** START COLLECTED DATA **

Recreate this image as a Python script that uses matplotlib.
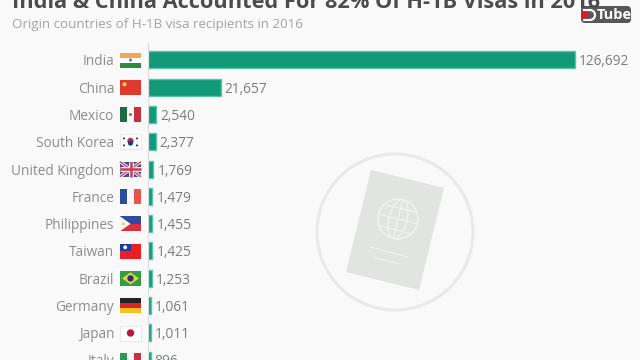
import numpy as np
import matplotlib
matplotlib.use("Agg")
import matplotlib.pyplot as plt
import matplotlib.patheffects as pe
from matplotlib.patches import Rectangle, Polygon, Circle, Ellipse, Arc, FancyBboxPatch
from matplotlib.transforms import Affine2D

countries = ["India", "China", "Mexico", "South Korea", "United Kingdom", "France",
             "Philippines", "Taiwan", "Brazil", "Germany", "Japan", "Italy"]
visas = [126692, 21657, 2540, 2377, 1769, 1479, 1455, 1425, 1253, 1061, 1011, 896]
title = "India & China Accounted For 82% Of H-1B Visas in 2016"
subtitle = "Origin countries of H-1B visa recipients in 2016"

plt.rcParams['font.family'] = ['Open Sans', 'DejaVu Sans']
BG = "#f8f9f8"
GREEN = "#129a78"
fig = plt.figure(figsize=(6.4, 3.6), dpi=100, facecolor=BG)

ov = fig.add_axes([0, 0, 1, 1], zorder=0)
ov.set_xlim(0, 640); ov.set_ylim(360, 0); ov.axis("off")

ax = fig.add_axes([147.5/640, 0, 492.5/640, 1], zorder=1)
ax.patch.set_alpha(0)
ax.set_xlim(0, 492.5/0.003374)
ax.set_ylim(10.99, -2.198)
ypos = np.arange(len(countries))
ax.barh(ypos, visas, height=0.62, color=GREEN, edgecolor="#5cc4a8", linewidth=1.0)
for y, v in zip(ypos, visas):
    ax.annotate(f"{v:,}", (v, y), xytext=(3.0, 0), textcoords="offset points",
                va="center_baseline", ha="left", fontsize=9.9, color="#7a7f7d")
ax.set_yticks(ypos)
ax.set_yticklabels(countries, fontsize=9.8, color="#8a8e8c")
ax.tick_params(axis="y", length=0, pad=24)
ax.set_xticks([])
for s in ["top", "right", "bottom"]:
    ax.spines[s].set_visible(False)
ax.spines["left"].set_color("#d8dcdc")
ax.spines["left"].set_linewidth(0.8)
ax.spines["left"].set_bounds(-0.62, 10.99)

fig.text(12/640, 1 - 7.5/360, title, fontsize=15.7, fontweight="bold", color="#4a4d4c",
         ha="left", va="baseline")
fig.text(12/640, 1 - 28/360, subtitle, fontsize=9.6, color="#a2a5a4", ha="left", va="baseline")

FX, FW, FH = 120, 21, 15
def rows(y):
    return 60 + 27.3*y
def bands(i, cols, vertical=False):
    cy = rows(i); n = len(cols)
    for k, c in enumerate(cols):
        if vertical:
            ov.add_patch(Rectangle((FX + FW*k/n, cy - FH/2), FW/n, FH, color=c, lw=0))
        else:
            ov.add_patch(Rectangle((FX, cy - FH/2 + FH*k/n), FW, FH/n, color=c, lw=0))
def dot(i, dx, dy, r, c):
    ov.add_patch(Circle((FX + FW/2 + dx, rows(i) + dy), r, color=c, lw=0))

bands(0, ["#f2a65a", "#ffffff", "#2e8b3d"]); dot(0, 0, 0, 1.6, "#6a7fa8")
bands(1, ["#dc3a2c"]); dot(1, -6, -3, 2, "#f5d64a")
bands(2, ["#1f6b45", "#f7f7f7", "#c6303f"], True); dot(2, 0, 0, 1.6, "#9a7a50")
bands(3, ["#ffffff"]); dot(3, 0, -1, 3.2, "#c9304a"); dot(3, 0, 1.2, 2.6, "#1f3d80")
for dx in (-6.5, 6.5):
    for dy in (-3.5, 3.5):
        dot(3, dx, dy, 1.0, "#333333")
bands(4, ["#3d4f8a"])
cy = rows(4)
for (a, b), (c, d) in [((FX, cy-FH/2), (FX+FW, cy+FH/2)), ((FX, cy+FH/2), (FX+FW, cy-FH/2))]:
    ov.plot([a, c], [b, d], color="#f0e4e8", lw=2.4, solid_capstyle="butt")
    ov.plot([a, c], [b, d], color="#c8405a", lw=0.9, solid_capstyle="butt")
ov.plot([FX, FX+FW], [cy, cy], color="#f0e4e8", lw=3.6, solid_capstyle="butt")
ov.plot([FX+FW/2]*2, [cy-FH/2, cy+FH/2], color="#f0e4e8", lw=3.6, solid_capstyle="butt")
ov.plot([FX, FX+FW], [cy, cy], color="#c8405a", lw=1.8, solid_capstyle="butt")
ov.plot([FX+FW/2]*2, [cy-FH/2, cy+FH/2], color="#c8405a", lw=1.8, solid_capstyle="butt")
bands(5, ["#2a4f9a", "#f7f7f7", "#e8564a"], True)
bands(6, ["#2f4aa0", "#d8303c"])
cy = rows(6)
ov.add_patch(Polygon([(FX, cy-FH/2), (FX+10.5, cy), (FX, cy+FH/2)], color="#f8f6ee", lw=0))
dot(6, -7, 0, 1.3, "#e8c840")
bands(7, ["#ee1c25"])
ov.add_patch(Rectangle((FX, rows(7)-FH/2), 10.5, FH/2, color="#1f3a9c", lw=0)); dot(7, -5.3, -3.8, 1.9, "#ffffff")
bands(8, ["#2f9e44"])
cy = rows(8)
ov.add_patch(Polygon([(FX+2, cy), (FX+FW/2, cy-6), (FX+FW-2, cy), (FX+FW/2, cy+6)], color="#e8d040", lw=0))
dot(8, 0, 0, 3.2, "#27346e")
bands(9, ["#222222", "#d8232a", "#f4c020"])
bands(10, ["#ffffff"]); dot(10, 0, 0, 3.7, "#b8183c")
bands(11, ["#2a9a50", "#f7f7f7", "#c6303f"], True)
for i in (3, 10):
    ov.add_patch(Rectangle((FX, rows(i)-FH/2), FW, FH, fill=False, ec="#e4e6e6", lw=0.6))

GR = "#e2e4e2"
ov.add_patch(Circle((395, 232), 78, fill=False, ec="#e8e9e8", lw=2.2))
ov.add_patch(Polygon([(371, 170), (444, 188), (419, 290), (346, 272)], color=GR, lw=0))
rot = Affine2D().rotate_deg_around(398, 219, 14) + ov.transData
LN = "#f1f2f1"
ov.add_patch(Circle((398, 219), 20, fill=False, ec=LN, lw=1.1, transform=rot))
ov.add_patch(Ellipse((398, 219), 18, 40, fill=False, ec=LN, lw=0.9, transform=rot))
for dy in (-11, 0, 11):
    w = np.sqrt(400 - dy*dy)
    ov.plot([398-w, 398+w], [219+dy]*2, color=LN, lw=0.9, transform=rot)
ov.plot([398, 398], [199, 239], color=LN, lw=0.9, transform=rot)
ov.plot([370, 408], [247, 257], color=LN, lw=0.9)
ov.plot([375, 399], [258, 264], color=LN, lw=0.9)

ov2 = fig.add_axes([0, 0, 1, 1], zorder=3)
ov2.set_xlim(0, 640); ov2.set_ylim(360, 0); ov2.axis("off"); ov2.patch.set_alpha(0)
ov2.add_patch(FancyBboxPatch((583, 8), 46, 13, boxstyle="round,pad=2,rounding_size=4",
                             color="#2e2e2e", alpha=0.8, lw=0))
ov2.add_patch(Polygon([(582, 10.5), (590, 15), (582, 19.5)], color="#ee1122", lw=0))
ov2.add_patch(Arc((590, 15), 10, 10, theta1=-90, theta2=90, ec="white", lw=1.6))
ov2.plot([584, 590], [10, 10], color="white", lw=1.5)
ov2.plot([584, 590], [20, 20], color="white", lw=1.5)
ov2.text(596.5, 15, "Tube", color="white", fontsize=10.5, fontweight="bold",
         va="center", ha="left")

fig.savefig("out.png", dpi=100, facecolor=BG)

** END COLLECTED DATA **

◆ WHAT TO DO
Without any pictures, reproduce the lines from the first one in the material through the line that has "from matplotlib.transforms import Affine2D", exactly as they appear.

◆ ANSWER TO THE TASK
Recreate this image as a Python script that uses matplotlib.
import numpy as np
import matplotlib
matplotlib.use("Agg")
import matplotlib.pyplot as plt
import matplotlib.patheffects as pe
from matplotlib.patches import Rectangle, Polygon, Circle, Ellipse, Arc, FancyBboxPatch
from matplotlib.transforms import Affine2D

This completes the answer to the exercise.